Elvis loved the food of the American South. Fried chicken and greasy sides were among his favorites. His most famous meal dates from 1976. That year, he flew a group of friends to enjoy what he considered the best sandwich in the world—the Fool’s Gold Sandwich. This consisted of a loaf of bread, buttered and layered with peanut butter, jelly, and a whole pound of bacon. While it was designed to satisfy eight people, Elvis enjoyed a whole one to himself.[8]
2 Charles Domery
When a Polish soldier serving in the French navy was captured by the British in 1799, one of the most extreme cases of ravenous hunger was discovered. Dr. J. Johnston was called in to care for Domery and wrote up what he observed.
“The eagerness with which he attacks his beef when his stomach is not gorged, resembles the voracity of a hungry wolf, tearing off and swallowing it with canine greediness. When his throat is dry from continued exercise, he lubricates it by stripping the grease off the candles between his teeth, which he generally finishes at three mouthfuls, and wrapping the wick like a ball, string and all, sends it after at a swallow. He can, when no choice is left, make shift to dine on immense quantities of raw potatoes or turnips; but, from choice, would never desire to taste bread or vegetables.”
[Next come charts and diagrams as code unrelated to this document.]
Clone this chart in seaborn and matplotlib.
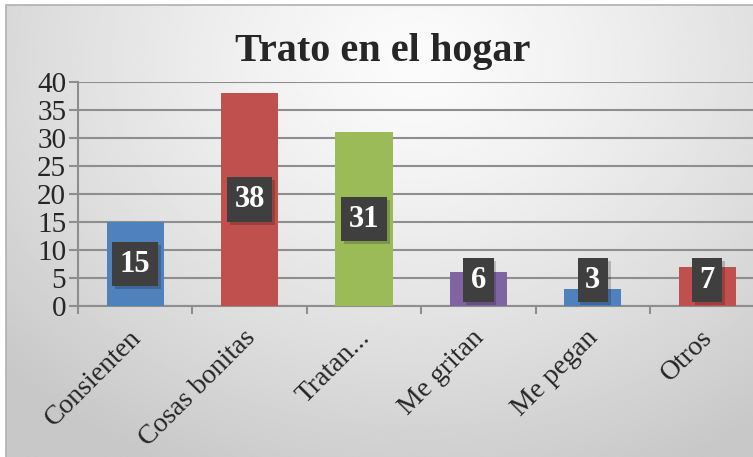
import matplotlib.patheffects as pe
import matplotlib.pyplot as plt
import matplotlib.transforms as mtransforms
import numpy as np
import pandas as pd
import seaborn as sns
from matplotlib.patches import Rectangle

categories = ["Consienten", "Cosas bonitas", "Tratan...", "Me gritan", "Me pegan", "Otros"]
values = [15, 38, 31, 6, 3, 7]
colors = ["#4F81BD", "#C0504D", "#9BBB59", "#8064A2", "#4F81BD", "#C0504D"]
y_ticks = [0, 5, 10, 15, 20, 25, 30, 35, 40]

df = pd.DataFrame({"cat": categories, "val": values})

sns.set_style("white")
plt.rcParams["font.family"] = ["Liberation Serif", "DejaVu Serif"]

W, H = 753, 457
fig = plt.figure(figsize=(W / 100, H / 100), dpi=100)
fig.patch.set_facecolor("white")

# fondo con degradado gris (marco del grafico)
bg = fig.add_axes((6 / W, 0, 1 - 6 / W, 1 - 5 / H))
yy, xx = np.mgrid[0:1:200j, 0:1:300j]
dist = np.sqrt(((xx - 0.55) / 0.75) ** 2 + ((yy - 0.12) / 1.0) ** 2)
grad = 0.985 - 0.2 * np.clip(dist, 0, 1) ** 1.3
bg.imshow(grad, cmap="gray", vmin=0, vmax=1, aspect="auto", extent=(0, 1, 1, 0))
bg.set_axis_off()
fig.add_artist(Rectangle((6 / W, -0.1), 2, 1.1 - 5 / H, transform=fig.transFigure,
                         fill=False, edgecolor="#b0b0b0", linewidth=1.2))

cat_w = 114.4
ax = fig.add_axes((78 / W, (H - 306) / H, 6 * cat_w / W, 224 / H))
ax.set_facecolor("none")

sns.barplot(data=df, x="cat", y="val", hue="cat", palette=colors, width=0.5,
            legend=False, saturation=1, linewidth=0, ax=ax, zorder=3)

ax.set_xlim(-0.5, 5.5)
ax.set_ylim(0, 40)
ax.set_yticks(y_ticks)
ax.yaxis.grid(True, color="#8e8e8e", linewidth=1.5, zorder=0)
ax.set_axisbelow(True)
for s in ["top", "right"]:
    ax.spines[s].set_visible(False)
for s in ["left", "bottom"]:
    ax.spines[s].set_color("#8e8e8e")
    ax.spines[s].set_linewidth(1.5)

ax.tick_params(axis="y", length=6.5, width=1.5, color="#8e8e8e", labelsize=21, pad=2,
               direction="out", left=True)
ax.set_xticks(np.arange(-0.5, 6, 1), minor=True)
ax.tick_params(axis="x", which="minor", length=6, width=1.5, color="#8e8e8e",
               direction="out", bottom=True)
ax.tick_params(axis="x", which="major", length=0, labelsize=20, pad=14)
ax.set_xticklabels(categories, rotation=45, ha="right", rotation_mode="anchor")
shift = mtransforms.ScaledTranslation(-5 / 72, 0, fig.dpi_scale_trans)
for lbl in ax.get_xticklabels():
    lbl.set_transform(lbl.get_transform() + shift)
ax.set_xlabel("")
ax.set_ylabel("")

# etiquetas de datos en cajas oscuras con sombra
for i, v in enumerate(values):
    ypos = max(v / 2, 4.6)
    t = ax.text(i, ypos, str(v), ha="center", va="center", fontsize=22,
                fontweight="bold", color="white", zorder=5,
                bbox=dict(boxstyle="square,pad=0.25", facecolor="#3f3f3f", edgecolor="none"))
    t.get_bbox_patch().set_path_effects(
        [pe.SimplePatchShadow(offset=(2, -2), shadow_rgbFace="#000000", alpha=0.2), pe.Normal()])

fig.text(383 / W, 1 - 51 / H, "Trato en el hogar", ha="center", va="center",
         fontsize=29, fontweight="bold")

fig.savefig("out.png", dpi=100)
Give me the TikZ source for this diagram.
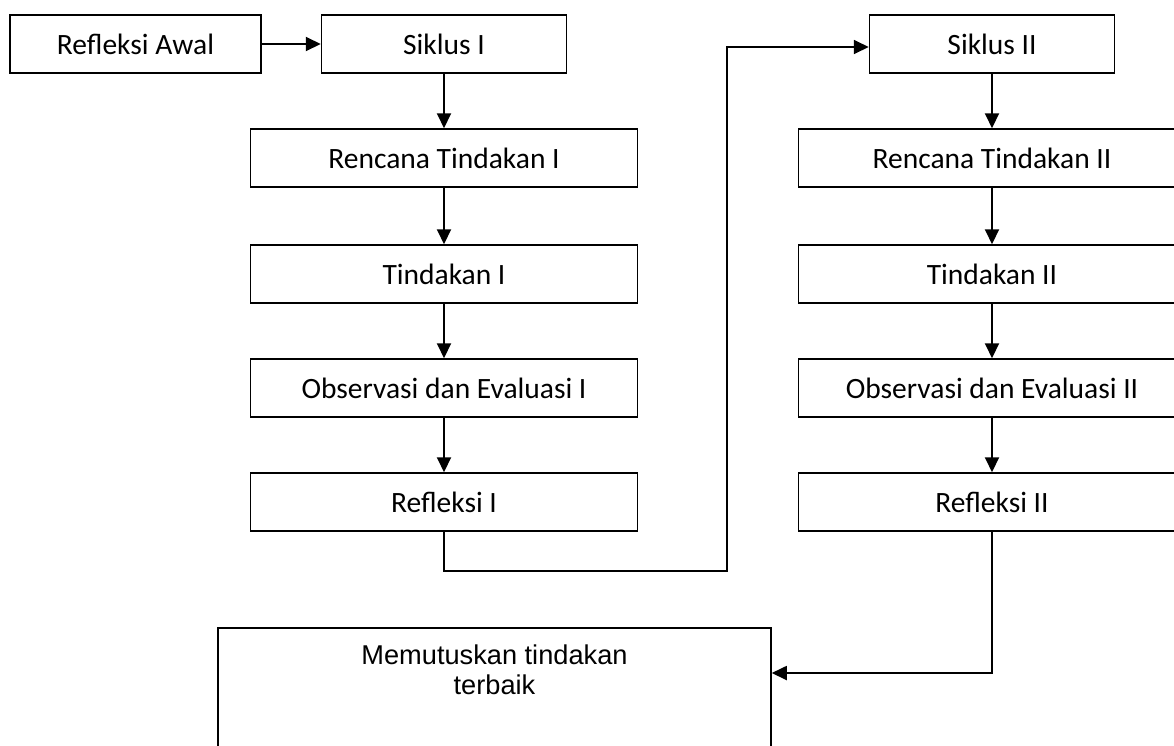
\documentclass[tikz,border=0pt]{standalone}
\usepackage{fontspec}
\setmainfont{Carlito}
\newfontfamily\arialfont{Liberation Sans}
\usetikzlibrary{arrows.meta}
\begin{document}
\begin{tikzpicture}[x=1pt,y=-1pt,
  box/.style={draw, line width=1.5pt, minimum height=58pt, inner sep=0pt, font=\fontsize{29.5}{35}\selectfont},
  widebox/.style={box, minimum width=387pt},
  smallbox/.style={box, minimum width=245pt},
  arr/.style={line width=2pt, -{Triangle[length=15pt,width=14pt]}},
  conn/.style={line width=1.8pt}]
\useasboundingbox (0,0) rectangle (1174,745);
\clip (0,0) rectangle (1174,745);
\fill[white] (0,0) rectangle (1174,745);
% left column
\node[box, minimum width=251pt] (ra) at (135.5,44) {Refleksi Awal};
\node[smallbox] (sik1) at (444,44) {Siklus I};
\node[widebox] (ren1) at (444,158) {Rencana Tindakan I};
\node[widebox] (tin1) at (444,274) {Tindakan I};
\node[widebox] (obs1) at (444,388) {Observasi dan Evaluasi I};
\node[widebox] (ref1) at (444,502) {Refleksi I};
% right column
\node[smallbox] (sik2) at (992,44) {Siklus II};
\node[widebox] (ren2) at (992,158) {Rencana Tindakan II};
\node[widebox] (tin2) at (992,274) {Tindakan II};
\node[widebox] (obs2) at (992,388) {Observasi dan Evaluasi II};
\node[widebox] (ref2) at (992,502) {Refleksi II};
% final box
\node[draw, line width=1.5pt, minimum width=553pt, minimum height=160pt, anchor=north, inner sep=0pt] (mem) at (494.5,627) {};
\node[font=\arialfont\fontsize{27.2}{30.5}\selectfont, align=center] (memtxt) at (494.5,670) {Memutuskan tindakan\\terbaik};
% connectors
\draw[arr] (ra) -- (sik1);
\draw[arr] (sik1) -- (ren1);
\draw[arr] (ren1) -- (tin1);
\draw[arr] (tin1) -- (obs1);
\draw[arr] (obs1) -- (ref1);
\draw[arr] (sik2) -- (ren2);
\draw[arr] (ren2) -- (tin2);
\draw[arr] (tin2) -- (obs2);
\draw[arr] (obs2) -- (ref2);
\coordinate (c1) at (727,571);
\draw[conn, -{Triangle[length=15pt,width=14pt]}] (ref1.south) |- (c1) |- ([yshift=-3pt]sik2.west);
\draw[conn, -{Triangle[length=15pt,width=14pt]}] (ref2.south) |- ([yshift=-46pt]mem.north east);
\end{tikzpicture}
\end{document}
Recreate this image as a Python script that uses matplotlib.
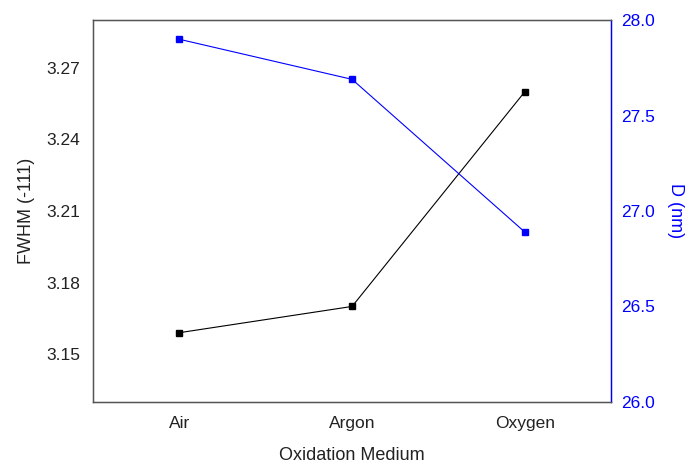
import matplotlib
matplotlib.use("Agg")
import matplotlib.pyplot as plt

# data
media = ["Air", "Argon", "Oxygen"]
fwhm = [3.159, 3.170, 3.260]
size_nm = [27.90, 27.69, 26.89]

fwhm_ticks = [3.15, 3.18, 3.21, 3.24, 3.27]
size_ticks = [26.0, 26.5, 27.0, 27.5, 28.0]

plt.rcParams['font.family'] = ['Liberation Sans', 'DejaVu Sans']

fig = plt.figure(figsize=(7, 4.7), dpi=100)
ax = fig.add_axes([0.133, 0.145, 0.740, 0.812])
ax2 = ax.twinx()

x = range(len(media))
ax.plot(x, fwhm, color='black', lw=0.8, marker='s', ms=5, zorder=3)
ax2.plot(x, size_nm, color='blue', lw=0.8, marker='s', ms=5, zorder=3)

ax.set_xlim(-0.5, 2.5)
ax.set_ylim(3.13, 3.29)
ax2.set_ylim(26.0, 28.0)

ax.set_xticks(list(x))
ax.set_xticklabels(media)
ax.set_yticks(fwhm_ticks)
ax.set_yticklabels([f"{v:.2f}" for v in fwhm_ticks])
ax2.set_yticks(size_ticks)
ax2.set_yticklabels([f"{v:.1f}" for v in size_ticks])

ax.tick_params(axis='both', length=0, labelsize=12.5, colors='#222222')
ax.tick_params(axis='y', pad=9)
ax.tick_params(axis='x', pad=10)
ax2.tick_params(axis='y', length=0, labelsize=12.5, colors='blue', pad=7)

ax.set_xlabel("Oxidation Medium", fontsize=13, color='#222222', labelpad=12)
ax.set_ylabel("FWHM (-111)", fontsize=13, color='#222222', labelpad=8)
ax2.set_ylabel("D (nm)", fontsize=13, color='blue', rotation=270,
               va='bottom', labelpad=9)

for side in ['left', 'top', 'bottom']:
    ax2.spines[side].set_color('#555555')
    ax2.spines[side].set_linewidth(1.0)
ax2.spines['right'].set_color('blue')
ax2.spines['right'].set_linewidth(1.0)

fig.savefig("out.png", dpi=100)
Over the course of a day, Domery was fed four pounds of raw cow’s udder, 10 pounds of raw beef, and a pound of candles. When Domery’s initial prison rations proved insufficient, he was known to have eaten a cat and 20 rats. It is said that while still serving on his ship, one of his crew mates had their leg blown off by a cannon, and Domery attempted to snatch up the severed limb to eat it.[9]
1 Tarrare
It is a biological fact that some people are hungrier than others. Sometimes, the signal that lets most people know they are satisfied does not register in the brain. These people have to live their lives always gnawed by ceaseless cravings to eat. The most famous victim of this lived in France at the end of the 18th century, and he was called Tarrare.
Because of his ravenous appetite, Tarrare was thrown out of his home by his parents, who could not afford to feed him. He began to perform on the street for money, and his act consisted of eating stones and live animals. Tarrare joined the army, but even getting four sets of rations, he was never full. He resorted to eating food he found in the gutters.
Tarrare was hospitalized for being chronically underweight despite his enormous diet. While there, he snuck out of the ward to satisfy his urges. He ate offal discarded from butchers, drank blood, and raided the morgue to try and eat the cadavers. Tarrare was only thrown out of the hospital when he was suspected of eating a 14-month-old infant. On Tarrare’s death, it was discovered that his stomach was vastly bigger than that of a normal person.[10]